# Short exercise
Restate the listing that follows word for word, without its pictures.

========================

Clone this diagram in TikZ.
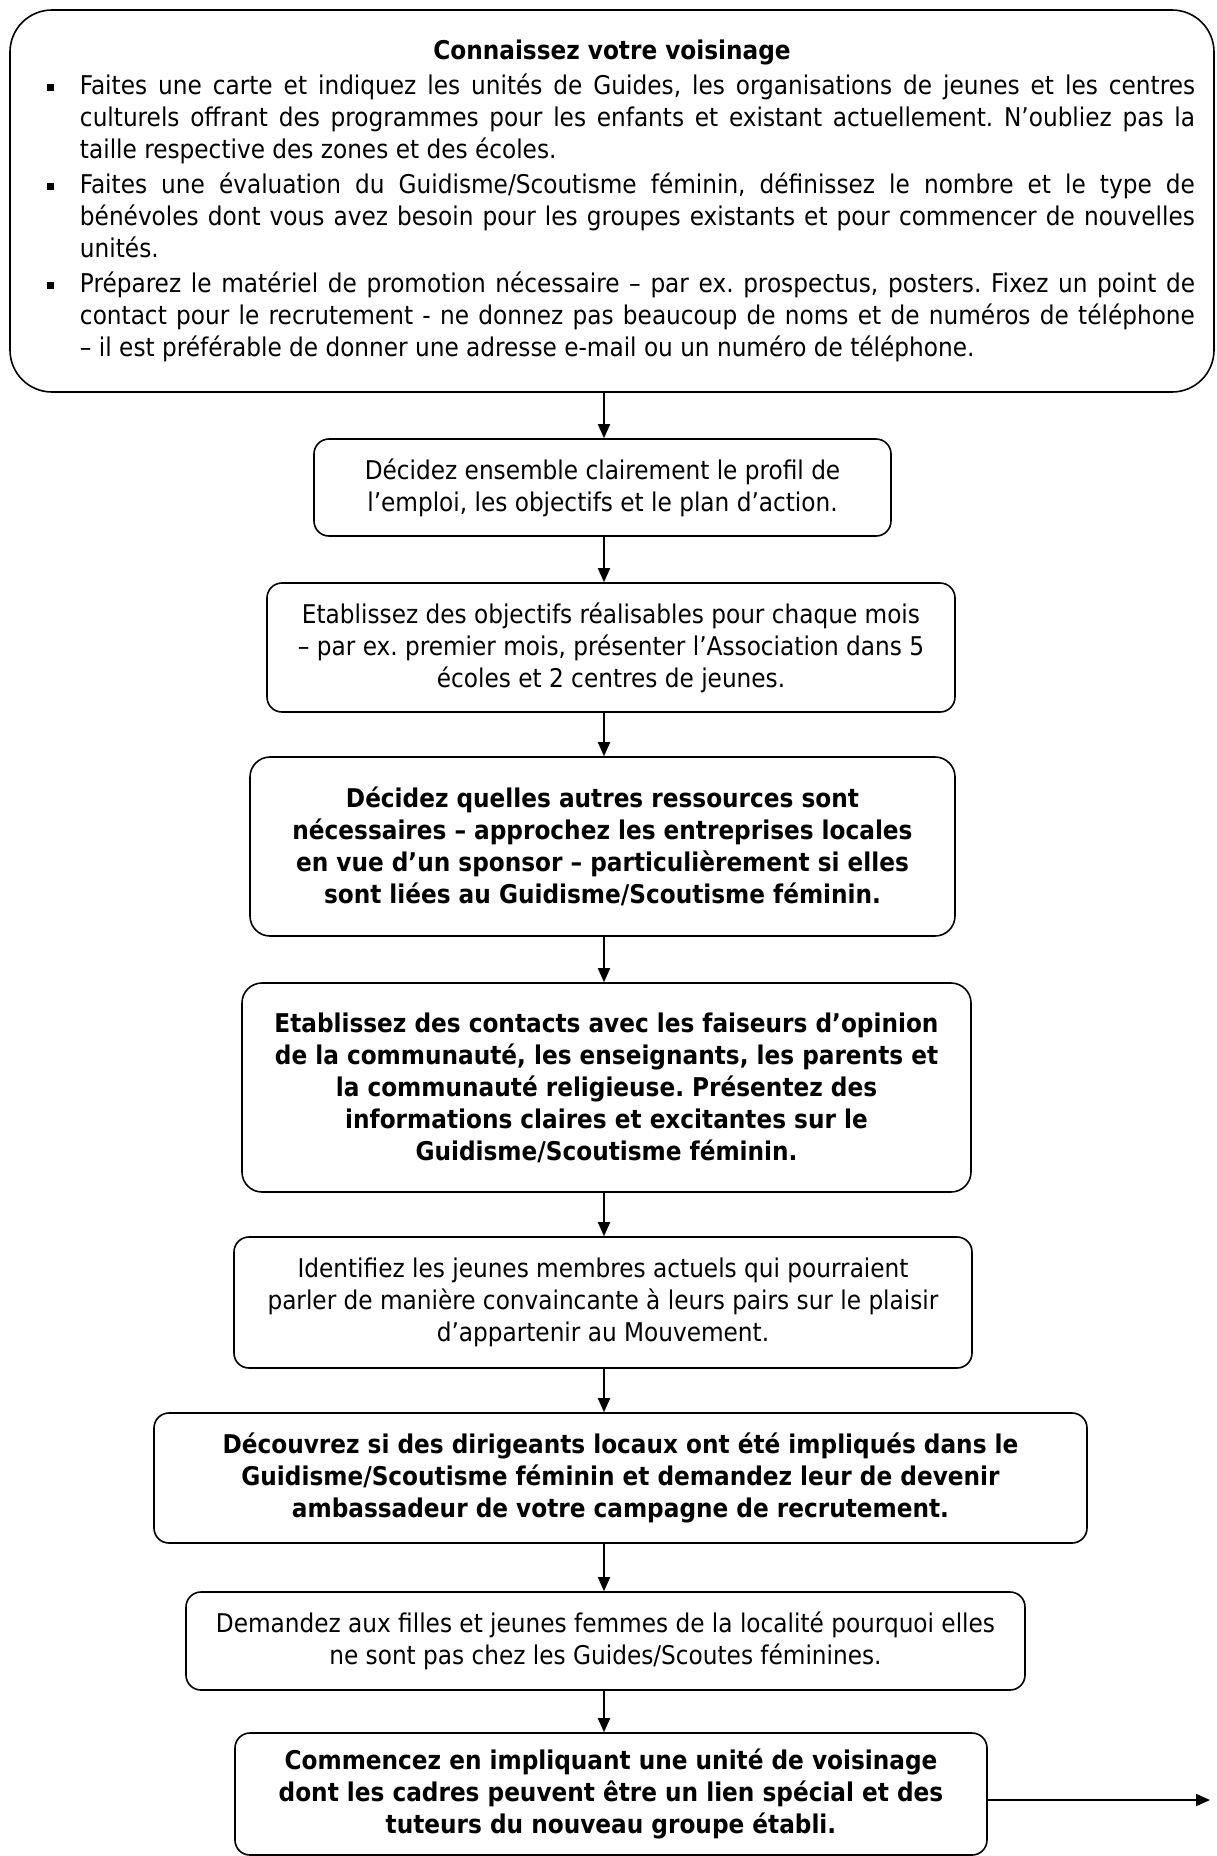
\documentclass[tikz,border=0pt]{standalone}
\usepackage{fontspec}
\setmainfont{DejaVu Sans Condensed}
\usetikzlibrary{arrows.meta}

\frenchspacing
\newcommand{\puce}{\leavevmode\llap{\rule[3.5pt]{7pt}{7pt}\hspace{26pt}}}

\tikzset{
  etape/.style={draw, line width=1.6pt, rounded corners=15pt, align=center,
    inner sep=0pt, font=\fontsize{25.8}{32}\selectfont},
  etapegras/.style={etape, font=\fontsize{25.8}{32}\selectfont\bfseries},
  fleche/.style={line width=1.6pt, -{Triangle[length=14pt,width=12pt]}},
}

\begin{document}
\begin{tikzpicture}[x=1pt, y=-1pt]
  \useasboundingbox (0,0) rectangle (1216,1856);
  \coordinate (axe) at (604,0);
  \coordinate (sortie) at (1210,1800);

  \node[draw, line width=1.6pt, rounded corners=42pt, minimum height=382pt,
    text width=1166pt, inner xsep=19pt, inner ysep=0pt, align=justify,
    font=\fontsize{25.8}{32}\selectfont] (voisin) at (612,201) {%
    \parskip=3pt \hyphenpenalty=10000
    {\centering\bfseries Connaissez votre voisinage\par}
    \leftskip=51pt
    \puce Faites une carte et indiquez les unités de Guides, les organisations de jeunes et les centres\linebreak
    culturels offrant des programmes pour les enfants et existant actuellement. N’oubliez pas la\linebreak
    taille respective des zones et des écoles.\par
    \puce Faites une évaluation du Guidisme/Scoutisme féminin, définissez le nombre et le type de\linebreak
    bénévoles dont vous avez besoin pour les groupes existants et pour commencer de nouvelles\linebreak
    unités.\par
    \puce Préparez le matériel de promotion nécessaire – par ex. prospectus, posters. Fixez un point de\linebreak
    contact pour le recrutement - ne donnez pas beaucoup de noms et de numéros de téléphone\linebreak
    – il est préférable de donner une adresse e-mail ou un numéro de téléphone.\par};

  \node[etape, minimum width=577pt, minimum height=97pt] (profil) at (602.5,487.5)
    {Décidez ensemble clairement le profil de\\ l’emploi, les objectifs et le plan d’action.};
  \node[etape, minimum width=688pt, minimum height=129pt] (objectifs) at (611,647.5)
    {Etablissez des objectifs réalisables pour chaque mois\\ – par ex. premier mois, présenter l’Association dans 5\\ écoles et 2 centres de jeunes.};
  \node[etapegras, rounded corners=20pt, minimum width=705pt, minimum height=179pt] (ressources) at (602.5,846.5)
    {Décidez quelles autres ressources sont\\ nécessaires – approchez les entreprises locales\\ en vue d’un sponsor – particulièrement si elles\\ sont liées au Guidisme/Scoutisme féminin.};
  \node[etapegras, rounded corners=20pt, minimum width=729pt, minimum height=209pt] (contacts) at (606.5,1087.5)
    {Etablissez des contacts avec les faiseurs d’opinion\\ de la communauté, les enseignants, les parents et\\ la communauté religieuse. Présentez des\\ informations claires et excitantes sur le\\ Guidisme/Scoutisme féminin.};
  \node[etape, minimum width=738pt, minimum height=131pt] (jeunes) at (603,1302.5)
    {Identifiez les jeunes membres actuels qui pourraient\\ parler de manière convaincante à leurs pairs sur le plaisir\\ d’appartenir au Mouvement.};
  \node[etapegras, minimum width=933pt, minimum height=130pt] (dirigeants) at (620.5,1478)
    {Découvrez si des dirigeants locaux ont été impliqués dans le\\ Guidisme/Scoutisme féminin et demandez leur de devenir\\ ambassadeur de votre campagne de recrutement.};
  \node[etape, minimum width=839pt, minimum height=98pt] (filles) at (605.5,1641)
    {Demandez aux filles et jeunes femmes de la localité pourquoi elles\\ ne sont pas chez les Guides/Scoutes féminines.};
  \node[etapegras, minimum width=752pt, minimum height=122pt] (lien) at (611,1794)
    {Commencez en impliquant une unité de voisinage\\ dont les cadres peuvent être un lien spécial et des\\ tuteurs du nouveau groupe établi.};

  \draw[fleche] (voisin.south -| axe) -- (profil.north -| axe);
  \draw[fleche] (profil.south -| axe) -- (objectifs.north -| axe);
  \draw[fleche] (objectifs.south -| axe) -- (ressources.north -| axe);
  \draw[fleche] (ressources.south -| axe) -- (contacts.north -| axe);
  \draw[fleche] (contacts.south -| axe) -- (jeunes.north -| axe);
  \draw[fleche] (jeunes.south -| axe) -- (dirigeants.north -| axe);
  \draw[fleche] (dirigeants.south -| axe) -- (filles.north -| axe);
  \draw[fleche] (filles.south -| axe) -- (lien.north -| axe);
  \draw[fleche] (lien.east |- sortie) -- (sortie);
\end{tikzpicture}
\end{document}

========================

# Finished task
Clone this diagram in TikZ.
\documentclass[tikz,border=0pt]{standalone}
\usepackage{fontspec}
\setmainfont{DejaVu Sans Condensed}
\usetikzlibrary{arrows.meta}

\frenchspacing
\newcommand{\puce}{\leavevmode\llap{\rule[3.5pt]{7pt}{7pt}\hspace{26pt}}}

\tikzset{
  etape/.style={draw, line width=1.6pt, rounded corners=15pt, align=center,
    inner sep=0pt, font=\fontsize{25.8}{32}\selectfont},
  etapegras/.style={etape, font=\fontsize{25.8}{32}\selectfont\bfseries},
  fleche/.style={line width=1.6pt, -{Triangle[length=14pt,width=12pt]}},
}

\begin{document}
\begin{tikzpicture}[x=1pt, y=-1pt]
  \useasboundingbox (0,0) rectangle (1216,1856);
  \coordinate (axe) at (604,0);
  \coordinate (sortie) at (1210,1800);

  \node[draw, line width=1.6pt, rounded corners=42pt, minimum height=382pt,
    text width=1166pt, inner xsep=19pt, inner ysep=0pt, align=justify,
    font=\fontsize{25.8}{32}\selectfont] (voisin) at (612,201) {%
    \parskip=3pt \hyphenpenalty=10000
    {\centering\bfseries Connaissez votre voisinage\par}
    \leftskip=51pt
    \puce Faites une carte et indiquez les unités de Guides, les organisations de jeunes et les centres\linebreak
    culturels offrant des programmes pour les enfants et existant actuellement. N’oubliez pas la\linebreak
    taille respective des zones et des écoles.\par
    \puce Faites une évaluation du Guidisme/Scoutisme féminin, définissez le nombre et le type de\linebreak
    bénévoles dont vous avez besoin pour les groupes existants et pour commencer de nouvelles\linebreak
    unités.\par
    \puce Préparez le matériel de promotion nécessaire – par ex. prospectus, posters. Fixez un point de\linebreak
    contact pour le recrutement - ne donnez pas beaucoup de noms et de numéros de téléphone\linebreak
    – il est préférable de donner une adresse e-mail ou un numéro de téléphone.\par};

  \node[etape, minimum width=577pt, minimum height=97pt] (profil) at (602.5,487.5)
    {Décidez ensemble clairement le profil de\\ l’emploi, les objectifs et le plan d’action.};
  \node[etape, minimum width=688pt, minimum height=129pt] (objectifs) at (611,647.5)
    {Etablissez des objectifs réalisables pour chaque mois\\ – par ex. premier mois, présenter l’Association dans 5\\ écoles et 2 centres de jeunes.};
  \node[etapegras, rounded corners=20pt, minimum width=705pt, minimum height=179pt] (ressources) at (602.5,846.5)
    {Décidez quelles autres ressources sont\\ nécessaires – approchez les entreprises locales\\ en vue d’un sponsor – particulièrement si elles\\ sont liées au Guidisme/Scoutisme féminin.};
  \node[etapegras, rounded corners=20pt, minimum width=729pt, minimum height=209pt] (contacts) at (606.5,1087.5)
    {Etablissez des contacts avec les faiseurs d’opinion\\ de la communauté, les enseignants, les parents et\\ la communauté religieuse. Présentez des\\ informations claires et excitantes sur le\\ Guidisme/Scoutisme féminin.};
  \node[etape, minimum width=738pt, minimum height=131pt] (jeunes) at (603,1302.5)
    {Identifiez les jeunes membres actuels qui pourraient\\ parler de manière convaincante à leurs pairs sur le plaisir\\ d’appartenir au Mouvement.};
  \node[etapegras, minimum width=933pt, minimum height=130pt] (dirigeants) at (620.5,1478)
    {Découvrez si des dirigeants locaux ont été impliqués dans le\\ Guidisme/Scoutisme féminin et demandez leur de devenir\\ ambassadeur de votre campagne de recrutement.};
  \node[etape, minimum width=839pt, minimum height=98pt] (filles) at (605.5,1641)
    {Demandez aux filles et jeunes femmes de la localité pourquoi elles\\ ne sont pas chez les Guides/Scoutes féminines.};
  \node[etapegras, minimum width=752pt, minimum height=122pt] (lien) at (611,1794)
    {Commencez en impliquant une unité de voisinage\\ dont les cadres peuvent être un lien spécial et des\\ tuteurs du nouveau groupe établi.};

  \draw[fleche] (voisin.south -| axe) -- (profil.north -| axe);
  \draw[fleche] (profil.south -| axe) -- (objectifs.north -| axe);
  \draw[fleche] (objectifs.south -| axe) -- (ressources.north -| axe);
  \draw[fleche] (ressources.south -| axe) -- (contacts.north -| axe);
  \draw[fleche] (contacts.south -| axe) -- (jeunes.north -| axe);
  \draw[fleche] (jeunes.south -| axe) -- (dirigeants.north -| axe);
  \draw[fleche] (dirigeants.south -| axe) -- (filles.north -| axe);
  \draw[fleche] (filles.south -| axe) -- (lien.north -| axe);
  \draw[fleche] (lien.east |- sortie) -- (sortie);
\end{tikzpicture}
\end{document}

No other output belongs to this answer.